* **INFORMATION PROVIDED**
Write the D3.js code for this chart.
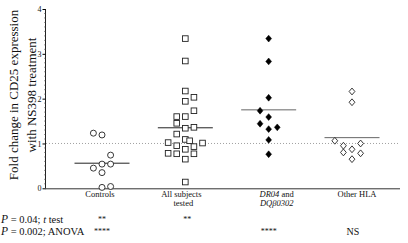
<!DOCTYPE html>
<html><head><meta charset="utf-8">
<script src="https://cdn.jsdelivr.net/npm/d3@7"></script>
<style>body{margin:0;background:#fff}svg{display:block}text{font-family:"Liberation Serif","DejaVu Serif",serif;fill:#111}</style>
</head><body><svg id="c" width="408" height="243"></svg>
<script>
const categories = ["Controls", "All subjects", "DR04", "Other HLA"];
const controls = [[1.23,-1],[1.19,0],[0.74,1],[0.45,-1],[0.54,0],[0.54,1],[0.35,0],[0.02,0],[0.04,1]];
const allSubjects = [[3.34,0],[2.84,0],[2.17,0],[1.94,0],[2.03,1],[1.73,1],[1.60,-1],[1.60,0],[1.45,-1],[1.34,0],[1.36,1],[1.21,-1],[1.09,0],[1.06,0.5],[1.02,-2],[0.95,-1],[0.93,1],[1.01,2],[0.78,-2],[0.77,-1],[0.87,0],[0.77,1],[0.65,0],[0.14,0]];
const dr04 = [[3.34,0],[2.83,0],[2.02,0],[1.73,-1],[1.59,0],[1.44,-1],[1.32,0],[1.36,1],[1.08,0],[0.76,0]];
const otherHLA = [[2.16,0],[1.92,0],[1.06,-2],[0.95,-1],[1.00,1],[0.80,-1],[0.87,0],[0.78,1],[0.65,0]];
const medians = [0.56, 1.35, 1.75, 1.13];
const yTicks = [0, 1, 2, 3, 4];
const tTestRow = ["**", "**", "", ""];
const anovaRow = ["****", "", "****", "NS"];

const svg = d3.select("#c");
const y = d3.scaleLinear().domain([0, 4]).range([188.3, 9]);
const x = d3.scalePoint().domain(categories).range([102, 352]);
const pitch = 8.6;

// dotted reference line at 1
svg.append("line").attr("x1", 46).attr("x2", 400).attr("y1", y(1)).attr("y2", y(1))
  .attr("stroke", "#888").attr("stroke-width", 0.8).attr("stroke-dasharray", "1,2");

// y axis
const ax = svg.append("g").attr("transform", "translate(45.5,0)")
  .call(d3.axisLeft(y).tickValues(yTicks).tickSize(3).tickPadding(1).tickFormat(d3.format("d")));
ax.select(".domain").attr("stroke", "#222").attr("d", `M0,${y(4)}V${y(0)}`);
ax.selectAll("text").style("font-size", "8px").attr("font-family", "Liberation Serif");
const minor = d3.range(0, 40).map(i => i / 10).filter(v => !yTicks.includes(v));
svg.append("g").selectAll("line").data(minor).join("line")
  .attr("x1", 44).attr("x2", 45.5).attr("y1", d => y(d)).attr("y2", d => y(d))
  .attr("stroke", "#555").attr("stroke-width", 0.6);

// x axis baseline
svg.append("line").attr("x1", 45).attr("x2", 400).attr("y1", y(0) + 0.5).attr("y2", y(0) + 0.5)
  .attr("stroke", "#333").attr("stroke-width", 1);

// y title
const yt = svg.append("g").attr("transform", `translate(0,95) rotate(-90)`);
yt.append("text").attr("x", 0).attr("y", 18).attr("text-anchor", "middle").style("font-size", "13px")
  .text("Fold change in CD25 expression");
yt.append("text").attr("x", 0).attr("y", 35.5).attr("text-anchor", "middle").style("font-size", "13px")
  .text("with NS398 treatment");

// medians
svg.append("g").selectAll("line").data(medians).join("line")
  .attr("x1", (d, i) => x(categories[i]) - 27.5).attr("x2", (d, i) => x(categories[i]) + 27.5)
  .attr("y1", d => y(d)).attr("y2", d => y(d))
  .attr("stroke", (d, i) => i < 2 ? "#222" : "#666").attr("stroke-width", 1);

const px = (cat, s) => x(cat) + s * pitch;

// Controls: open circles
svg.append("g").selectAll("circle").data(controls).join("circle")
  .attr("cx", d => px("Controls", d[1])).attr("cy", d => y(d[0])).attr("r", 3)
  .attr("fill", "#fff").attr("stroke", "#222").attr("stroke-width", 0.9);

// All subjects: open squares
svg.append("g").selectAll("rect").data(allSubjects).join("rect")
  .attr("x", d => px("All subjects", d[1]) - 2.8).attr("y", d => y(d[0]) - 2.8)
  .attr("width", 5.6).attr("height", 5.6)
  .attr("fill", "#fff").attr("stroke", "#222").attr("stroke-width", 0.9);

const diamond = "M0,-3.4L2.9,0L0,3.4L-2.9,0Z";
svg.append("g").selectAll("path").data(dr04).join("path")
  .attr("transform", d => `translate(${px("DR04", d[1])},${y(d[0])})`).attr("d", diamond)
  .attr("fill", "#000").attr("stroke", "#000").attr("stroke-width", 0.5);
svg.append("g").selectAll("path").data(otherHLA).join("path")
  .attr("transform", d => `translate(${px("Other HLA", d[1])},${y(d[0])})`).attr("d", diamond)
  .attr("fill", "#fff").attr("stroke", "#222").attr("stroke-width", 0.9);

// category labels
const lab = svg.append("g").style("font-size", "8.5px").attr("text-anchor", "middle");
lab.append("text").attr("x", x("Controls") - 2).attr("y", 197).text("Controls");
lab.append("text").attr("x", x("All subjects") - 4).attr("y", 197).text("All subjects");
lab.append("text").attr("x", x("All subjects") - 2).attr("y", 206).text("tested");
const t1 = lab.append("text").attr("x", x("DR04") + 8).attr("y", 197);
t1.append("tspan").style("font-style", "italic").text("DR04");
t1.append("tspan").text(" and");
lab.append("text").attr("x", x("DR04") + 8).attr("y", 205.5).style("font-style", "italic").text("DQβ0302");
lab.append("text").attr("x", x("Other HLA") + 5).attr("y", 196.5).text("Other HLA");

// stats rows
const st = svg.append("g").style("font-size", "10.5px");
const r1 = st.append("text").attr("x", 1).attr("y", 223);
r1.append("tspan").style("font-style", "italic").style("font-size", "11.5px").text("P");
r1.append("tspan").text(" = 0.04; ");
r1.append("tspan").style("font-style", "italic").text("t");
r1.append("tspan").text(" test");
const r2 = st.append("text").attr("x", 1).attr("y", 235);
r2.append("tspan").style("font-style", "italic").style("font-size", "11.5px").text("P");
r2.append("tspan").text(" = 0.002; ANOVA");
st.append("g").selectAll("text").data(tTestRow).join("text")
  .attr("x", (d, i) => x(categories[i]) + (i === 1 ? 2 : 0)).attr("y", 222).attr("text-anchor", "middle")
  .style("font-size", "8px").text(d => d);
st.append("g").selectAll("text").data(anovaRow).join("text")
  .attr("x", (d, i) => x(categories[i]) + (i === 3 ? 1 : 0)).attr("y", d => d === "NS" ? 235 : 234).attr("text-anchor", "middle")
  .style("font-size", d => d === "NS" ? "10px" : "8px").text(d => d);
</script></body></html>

...

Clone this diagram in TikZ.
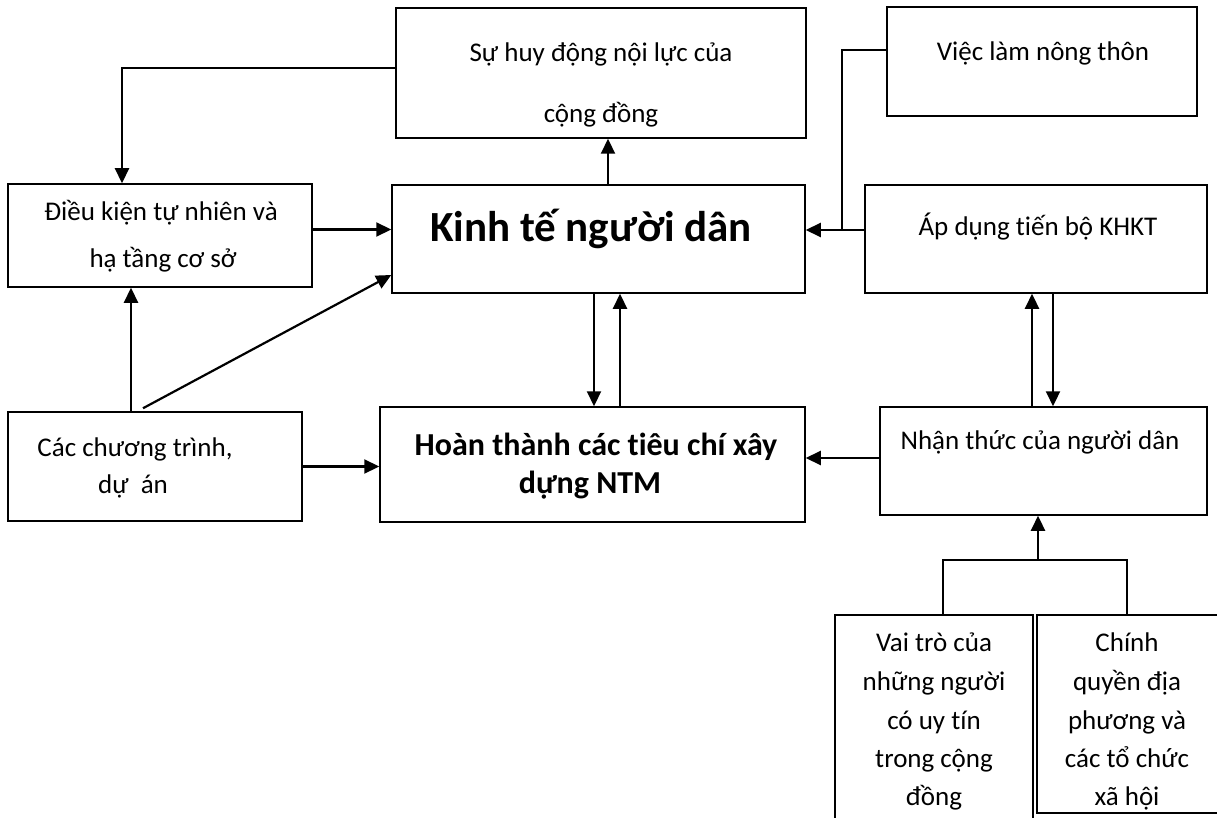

* **THE REQUEST**
From the line with "Write the D3.js code for this chart." to the line with "const pitch = 8.6;", set down those lines word for word and only those, counting both ends. Pictures stay out of the copy.

* **RESULT FOR THIS TASK**
Write the D3.js code for this chart.
<!DOCTYPE html>
<html><head><meta charset="utf-8">
<script src="https://cdn.jsdelivr.net/npm/d3@7"></script>
<style>body{margin:0;background:#fff}svg{display:block}text{font-family:"Liberation Serif","DejaVu Serif",serif;fill:#111}</style>
</head><body><svg id="c" width="408" height="243"></svg>
<script>
const categories = ["Controls", "All subjects", "DR04", "Other HLA"];
const controls = [[1.23,-1],[1.19,0],[0.74,1],[0.45,-1],[0.54,0],[0.54,1],[0.35,0],[0.02,0],[0.04,1]];
const allSubjects = [[3.34,0],[2.84,0],[2.17,0],[1.94,0],[2.03,1],[1.73,1],[1.60,-1],[1.60,0],[1.45,-1],[1.34,0],[1.36,1],[1.21,-1],[1.09,0],[1.06,0.5],[1.02,-2],[0.95,-1],[0.93,1],[1.01,2],[0.78,-2],[0.77,-1],[0.87,0],[0.77,1],[0.65,0],[0.14,0]];
const dr04 = [[3.34,0],[2.83,0],[2.02,0],[1.73,-1],[1.59,0],[1.44,-1],[1.32,0],[1.36,1],[1.08,0],[0.76,0]];
const otherHLA = [[2.16,0],[1.92,0],[1.06,-2],[0.95,-1],[1.00,1],[0.80,-1],[0.87,0],[0.78,1],[0.65,0]];
const medians = [0.56, 1.35, 1.75, 1.13];
const yTicks = [0, 1, 2, 3, 4];
const tTestRow = ["**", "**", "", ""];
const anovaRow = ["****", "", "****", "NS"];

const svg = d3.select("#c");
const y = d3.scaleLinear().domain([0, 4]).range([188.3, 9]);
const x = d3.scalePoint().domain(categories).range([102, 352]);
const pitch = 8.6;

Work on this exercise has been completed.